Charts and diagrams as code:
start
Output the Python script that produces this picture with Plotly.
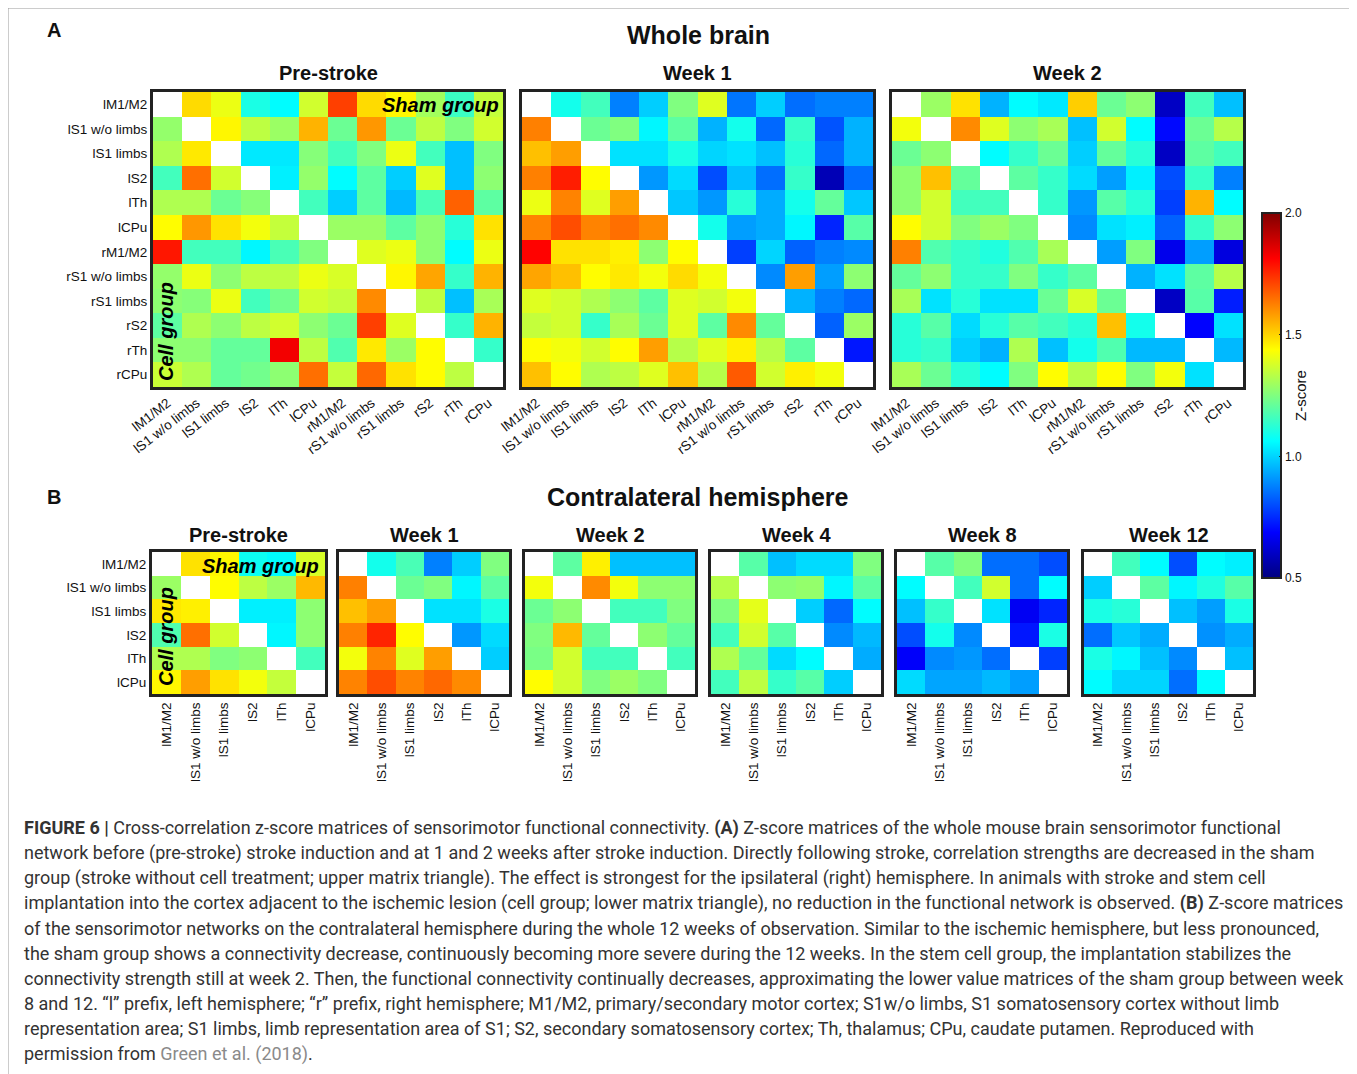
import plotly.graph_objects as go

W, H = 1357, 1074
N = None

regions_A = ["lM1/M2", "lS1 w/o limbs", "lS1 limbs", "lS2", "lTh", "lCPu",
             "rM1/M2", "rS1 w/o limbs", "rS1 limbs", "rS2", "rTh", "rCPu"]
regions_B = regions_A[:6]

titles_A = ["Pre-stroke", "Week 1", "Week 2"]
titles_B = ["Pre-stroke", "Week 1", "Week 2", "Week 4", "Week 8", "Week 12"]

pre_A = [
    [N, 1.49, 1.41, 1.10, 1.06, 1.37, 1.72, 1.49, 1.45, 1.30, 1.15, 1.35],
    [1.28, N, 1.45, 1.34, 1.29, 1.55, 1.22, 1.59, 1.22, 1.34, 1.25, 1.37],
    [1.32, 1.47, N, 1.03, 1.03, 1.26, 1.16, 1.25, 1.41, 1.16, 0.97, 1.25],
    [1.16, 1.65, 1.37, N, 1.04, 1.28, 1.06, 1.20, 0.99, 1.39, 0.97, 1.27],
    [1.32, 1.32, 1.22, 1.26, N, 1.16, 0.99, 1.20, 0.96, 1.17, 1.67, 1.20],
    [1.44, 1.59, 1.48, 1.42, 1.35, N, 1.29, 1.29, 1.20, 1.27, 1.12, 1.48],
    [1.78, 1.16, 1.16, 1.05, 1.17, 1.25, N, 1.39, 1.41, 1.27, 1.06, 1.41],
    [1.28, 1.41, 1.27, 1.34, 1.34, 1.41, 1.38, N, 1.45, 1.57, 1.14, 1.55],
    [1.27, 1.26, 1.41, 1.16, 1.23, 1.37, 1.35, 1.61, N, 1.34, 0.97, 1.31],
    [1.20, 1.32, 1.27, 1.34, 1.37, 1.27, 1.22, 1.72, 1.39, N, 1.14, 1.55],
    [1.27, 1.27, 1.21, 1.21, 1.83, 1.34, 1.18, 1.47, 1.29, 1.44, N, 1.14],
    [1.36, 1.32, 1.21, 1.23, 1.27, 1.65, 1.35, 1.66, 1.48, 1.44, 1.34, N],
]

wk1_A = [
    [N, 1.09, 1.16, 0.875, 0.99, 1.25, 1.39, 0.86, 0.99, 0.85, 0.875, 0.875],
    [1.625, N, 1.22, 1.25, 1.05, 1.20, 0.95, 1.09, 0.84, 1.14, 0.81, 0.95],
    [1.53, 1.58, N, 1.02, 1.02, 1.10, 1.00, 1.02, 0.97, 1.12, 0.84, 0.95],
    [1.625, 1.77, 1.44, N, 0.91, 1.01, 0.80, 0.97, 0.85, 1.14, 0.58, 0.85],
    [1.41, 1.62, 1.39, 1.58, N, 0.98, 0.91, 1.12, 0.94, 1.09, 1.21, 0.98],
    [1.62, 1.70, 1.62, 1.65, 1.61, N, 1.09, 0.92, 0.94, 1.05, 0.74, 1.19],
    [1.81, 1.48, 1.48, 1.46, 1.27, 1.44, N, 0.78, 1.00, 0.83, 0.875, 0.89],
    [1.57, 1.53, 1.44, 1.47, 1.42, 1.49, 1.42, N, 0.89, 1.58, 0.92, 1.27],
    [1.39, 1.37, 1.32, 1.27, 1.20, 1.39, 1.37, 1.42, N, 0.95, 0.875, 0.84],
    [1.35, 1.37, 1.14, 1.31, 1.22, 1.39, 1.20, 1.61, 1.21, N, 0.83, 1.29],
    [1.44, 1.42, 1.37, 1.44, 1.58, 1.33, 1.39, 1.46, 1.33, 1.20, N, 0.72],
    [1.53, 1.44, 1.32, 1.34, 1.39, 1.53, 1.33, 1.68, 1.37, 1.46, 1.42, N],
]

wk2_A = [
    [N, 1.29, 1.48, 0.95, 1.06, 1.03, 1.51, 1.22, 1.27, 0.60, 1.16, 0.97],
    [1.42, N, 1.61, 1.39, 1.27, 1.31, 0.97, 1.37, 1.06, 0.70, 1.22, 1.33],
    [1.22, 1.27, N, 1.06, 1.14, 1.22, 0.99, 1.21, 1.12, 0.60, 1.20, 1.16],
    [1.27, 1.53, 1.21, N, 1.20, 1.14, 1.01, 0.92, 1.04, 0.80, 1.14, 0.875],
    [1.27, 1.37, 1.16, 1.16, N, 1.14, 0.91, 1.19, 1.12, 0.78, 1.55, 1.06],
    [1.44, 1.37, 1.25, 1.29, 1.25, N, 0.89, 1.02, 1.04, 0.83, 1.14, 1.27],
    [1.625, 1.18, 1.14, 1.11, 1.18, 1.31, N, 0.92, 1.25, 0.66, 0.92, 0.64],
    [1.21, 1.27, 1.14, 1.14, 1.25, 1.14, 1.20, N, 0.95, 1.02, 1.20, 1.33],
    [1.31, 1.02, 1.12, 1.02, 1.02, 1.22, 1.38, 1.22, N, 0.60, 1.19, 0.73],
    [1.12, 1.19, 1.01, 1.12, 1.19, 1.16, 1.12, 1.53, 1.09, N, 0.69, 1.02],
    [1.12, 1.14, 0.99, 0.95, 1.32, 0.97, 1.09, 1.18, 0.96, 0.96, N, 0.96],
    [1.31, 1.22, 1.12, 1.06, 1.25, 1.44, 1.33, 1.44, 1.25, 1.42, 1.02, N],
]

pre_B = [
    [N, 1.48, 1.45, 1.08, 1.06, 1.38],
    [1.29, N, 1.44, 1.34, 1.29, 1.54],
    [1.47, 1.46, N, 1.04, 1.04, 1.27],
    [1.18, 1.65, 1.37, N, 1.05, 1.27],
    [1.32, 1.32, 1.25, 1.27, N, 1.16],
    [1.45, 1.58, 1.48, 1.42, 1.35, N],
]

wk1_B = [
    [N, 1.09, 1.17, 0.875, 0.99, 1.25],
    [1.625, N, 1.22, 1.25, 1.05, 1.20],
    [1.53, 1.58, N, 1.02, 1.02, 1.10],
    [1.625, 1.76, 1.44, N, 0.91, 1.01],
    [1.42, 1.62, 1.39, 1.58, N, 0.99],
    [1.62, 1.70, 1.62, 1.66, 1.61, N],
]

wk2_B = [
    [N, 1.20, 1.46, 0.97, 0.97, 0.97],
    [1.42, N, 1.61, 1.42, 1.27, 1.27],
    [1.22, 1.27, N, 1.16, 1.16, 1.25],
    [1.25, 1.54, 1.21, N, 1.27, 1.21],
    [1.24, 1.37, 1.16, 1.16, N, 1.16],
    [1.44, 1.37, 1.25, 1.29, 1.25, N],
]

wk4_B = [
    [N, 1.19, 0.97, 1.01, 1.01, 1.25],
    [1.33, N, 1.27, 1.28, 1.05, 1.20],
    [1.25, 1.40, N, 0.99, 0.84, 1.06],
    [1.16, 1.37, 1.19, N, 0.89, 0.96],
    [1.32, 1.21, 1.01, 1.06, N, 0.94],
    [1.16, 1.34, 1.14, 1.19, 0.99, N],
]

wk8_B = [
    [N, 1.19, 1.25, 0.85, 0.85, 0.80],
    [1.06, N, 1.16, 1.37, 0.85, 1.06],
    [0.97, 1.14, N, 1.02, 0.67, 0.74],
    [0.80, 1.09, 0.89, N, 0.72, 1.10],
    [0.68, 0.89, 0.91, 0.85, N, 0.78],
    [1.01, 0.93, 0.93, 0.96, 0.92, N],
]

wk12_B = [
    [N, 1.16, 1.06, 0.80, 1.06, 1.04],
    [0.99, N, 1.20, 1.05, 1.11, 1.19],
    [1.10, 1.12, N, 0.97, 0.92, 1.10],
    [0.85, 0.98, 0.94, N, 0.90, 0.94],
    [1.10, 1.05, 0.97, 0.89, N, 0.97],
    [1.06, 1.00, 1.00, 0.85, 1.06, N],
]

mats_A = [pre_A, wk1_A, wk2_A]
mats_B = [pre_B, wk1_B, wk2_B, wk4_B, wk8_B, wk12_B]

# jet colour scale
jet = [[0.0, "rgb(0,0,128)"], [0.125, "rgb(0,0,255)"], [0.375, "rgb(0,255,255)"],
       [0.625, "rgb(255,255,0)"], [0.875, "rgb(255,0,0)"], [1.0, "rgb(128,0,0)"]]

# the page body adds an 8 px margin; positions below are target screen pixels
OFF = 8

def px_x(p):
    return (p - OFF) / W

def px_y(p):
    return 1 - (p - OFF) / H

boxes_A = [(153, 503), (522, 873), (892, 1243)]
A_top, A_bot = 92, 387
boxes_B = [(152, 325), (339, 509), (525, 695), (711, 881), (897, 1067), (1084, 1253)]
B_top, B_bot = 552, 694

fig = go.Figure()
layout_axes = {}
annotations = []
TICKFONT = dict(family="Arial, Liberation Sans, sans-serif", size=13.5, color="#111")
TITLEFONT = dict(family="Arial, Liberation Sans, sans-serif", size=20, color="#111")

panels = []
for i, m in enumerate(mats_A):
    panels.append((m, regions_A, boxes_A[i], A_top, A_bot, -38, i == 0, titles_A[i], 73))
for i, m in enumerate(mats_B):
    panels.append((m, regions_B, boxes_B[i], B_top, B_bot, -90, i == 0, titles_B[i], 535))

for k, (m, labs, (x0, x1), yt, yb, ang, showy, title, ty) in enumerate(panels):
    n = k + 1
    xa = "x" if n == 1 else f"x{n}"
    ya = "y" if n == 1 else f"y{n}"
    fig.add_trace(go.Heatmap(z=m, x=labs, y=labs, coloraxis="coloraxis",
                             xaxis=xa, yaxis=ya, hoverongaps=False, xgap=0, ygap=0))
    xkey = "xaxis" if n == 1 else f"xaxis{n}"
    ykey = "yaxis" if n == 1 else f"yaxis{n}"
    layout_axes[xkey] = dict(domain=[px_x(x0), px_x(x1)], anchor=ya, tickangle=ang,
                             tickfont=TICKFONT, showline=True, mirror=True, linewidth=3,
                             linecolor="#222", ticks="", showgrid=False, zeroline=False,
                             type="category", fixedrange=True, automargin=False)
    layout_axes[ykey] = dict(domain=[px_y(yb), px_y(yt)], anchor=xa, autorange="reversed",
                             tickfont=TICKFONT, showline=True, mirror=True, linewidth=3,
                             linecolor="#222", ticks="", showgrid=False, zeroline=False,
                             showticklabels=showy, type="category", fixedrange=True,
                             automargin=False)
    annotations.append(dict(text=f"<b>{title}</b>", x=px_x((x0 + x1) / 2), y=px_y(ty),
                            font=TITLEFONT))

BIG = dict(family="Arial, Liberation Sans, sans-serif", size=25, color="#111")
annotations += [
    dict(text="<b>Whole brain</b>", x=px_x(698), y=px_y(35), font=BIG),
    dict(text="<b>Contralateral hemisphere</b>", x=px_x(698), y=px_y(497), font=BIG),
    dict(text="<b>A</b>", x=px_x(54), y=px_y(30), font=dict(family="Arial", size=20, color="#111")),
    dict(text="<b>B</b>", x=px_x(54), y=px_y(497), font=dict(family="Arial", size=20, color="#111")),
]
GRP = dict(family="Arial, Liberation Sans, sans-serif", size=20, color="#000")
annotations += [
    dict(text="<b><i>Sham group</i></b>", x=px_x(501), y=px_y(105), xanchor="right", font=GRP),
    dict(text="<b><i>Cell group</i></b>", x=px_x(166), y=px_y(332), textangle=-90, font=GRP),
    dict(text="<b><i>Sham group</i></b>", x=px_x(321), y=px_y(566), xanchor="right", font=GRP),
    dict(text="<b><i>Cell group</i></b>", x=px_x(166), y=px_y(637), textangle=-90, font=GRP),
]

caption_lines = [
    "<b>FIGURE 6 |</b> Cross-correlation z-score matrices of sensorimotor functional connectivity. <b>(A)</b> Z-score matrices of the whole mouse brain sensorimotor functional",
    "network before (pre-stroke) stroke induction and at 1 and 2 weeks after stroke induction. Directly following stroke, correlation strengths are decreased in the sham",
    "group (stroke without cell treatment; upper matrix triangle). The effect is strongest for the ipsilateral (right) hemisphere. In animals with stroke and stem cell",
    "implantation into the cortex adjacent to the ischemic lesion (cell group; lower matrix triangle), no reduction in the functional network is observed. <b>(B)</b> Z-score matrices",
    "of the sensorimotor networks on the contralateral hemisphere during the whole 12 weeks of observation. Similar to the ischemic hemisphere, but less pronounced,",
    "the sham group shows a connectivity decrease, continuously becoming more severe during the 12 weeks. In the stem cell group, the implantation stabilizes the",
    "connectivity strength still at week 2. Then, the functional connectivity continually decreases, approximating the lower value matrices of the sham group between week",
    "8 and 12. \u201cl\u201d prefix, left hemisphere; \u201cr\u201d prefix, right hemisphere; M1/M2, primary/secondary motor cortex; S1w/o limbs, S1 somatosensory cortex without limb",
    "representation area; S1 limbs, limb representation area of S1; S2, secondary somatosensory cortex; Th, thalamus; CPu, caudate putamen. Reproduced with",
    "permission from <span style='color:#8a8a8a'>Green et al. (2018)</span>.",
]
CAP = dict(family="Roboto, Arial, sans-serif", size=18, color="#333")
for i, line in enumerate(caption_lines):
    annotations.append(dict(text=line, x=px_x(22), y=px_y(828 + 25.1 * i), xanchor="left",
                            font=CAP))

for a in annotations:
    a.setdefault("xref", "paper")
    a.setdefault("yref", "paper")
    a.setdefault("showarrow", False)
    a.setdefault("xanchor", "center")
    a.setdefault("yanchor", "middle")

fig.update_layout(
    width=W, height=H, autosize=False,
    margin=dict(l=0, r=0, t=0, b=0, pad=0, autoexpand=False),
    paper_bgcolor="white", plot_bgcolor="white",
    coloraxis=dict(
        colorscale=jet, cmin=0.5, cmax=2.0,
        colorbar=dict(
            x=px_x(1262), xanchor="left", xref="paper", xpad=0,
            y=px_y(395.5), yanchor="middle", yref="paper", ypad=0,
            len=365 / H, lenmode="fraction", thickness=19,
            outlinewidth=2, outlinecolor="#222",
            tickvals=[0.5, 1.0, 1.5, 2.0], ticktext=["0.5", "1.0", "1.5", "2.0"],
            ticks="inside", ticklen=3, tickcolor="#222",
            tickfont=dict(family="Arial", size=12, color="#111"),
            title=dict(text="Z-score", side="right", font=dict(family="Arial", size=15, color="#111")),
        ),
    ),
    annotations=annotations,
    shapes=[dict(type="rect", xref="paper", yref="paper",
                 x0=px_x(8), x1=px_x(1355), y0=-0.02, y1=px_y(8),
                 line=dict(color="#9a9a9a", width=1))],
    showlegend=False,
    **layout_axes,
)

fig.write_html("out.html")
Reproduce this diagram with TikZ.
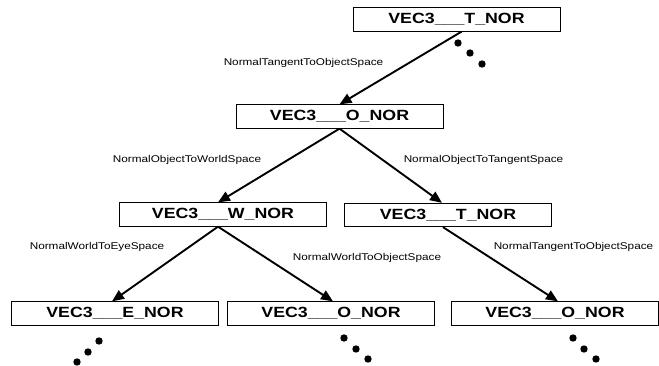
end
* DIRECTIONS
Copy every line in the listing above where the string "this" turns up.

* SOLVED PROBLEM
Output the Python script that produces this picture with Plotly.
Reproduce this diagram with TikZ.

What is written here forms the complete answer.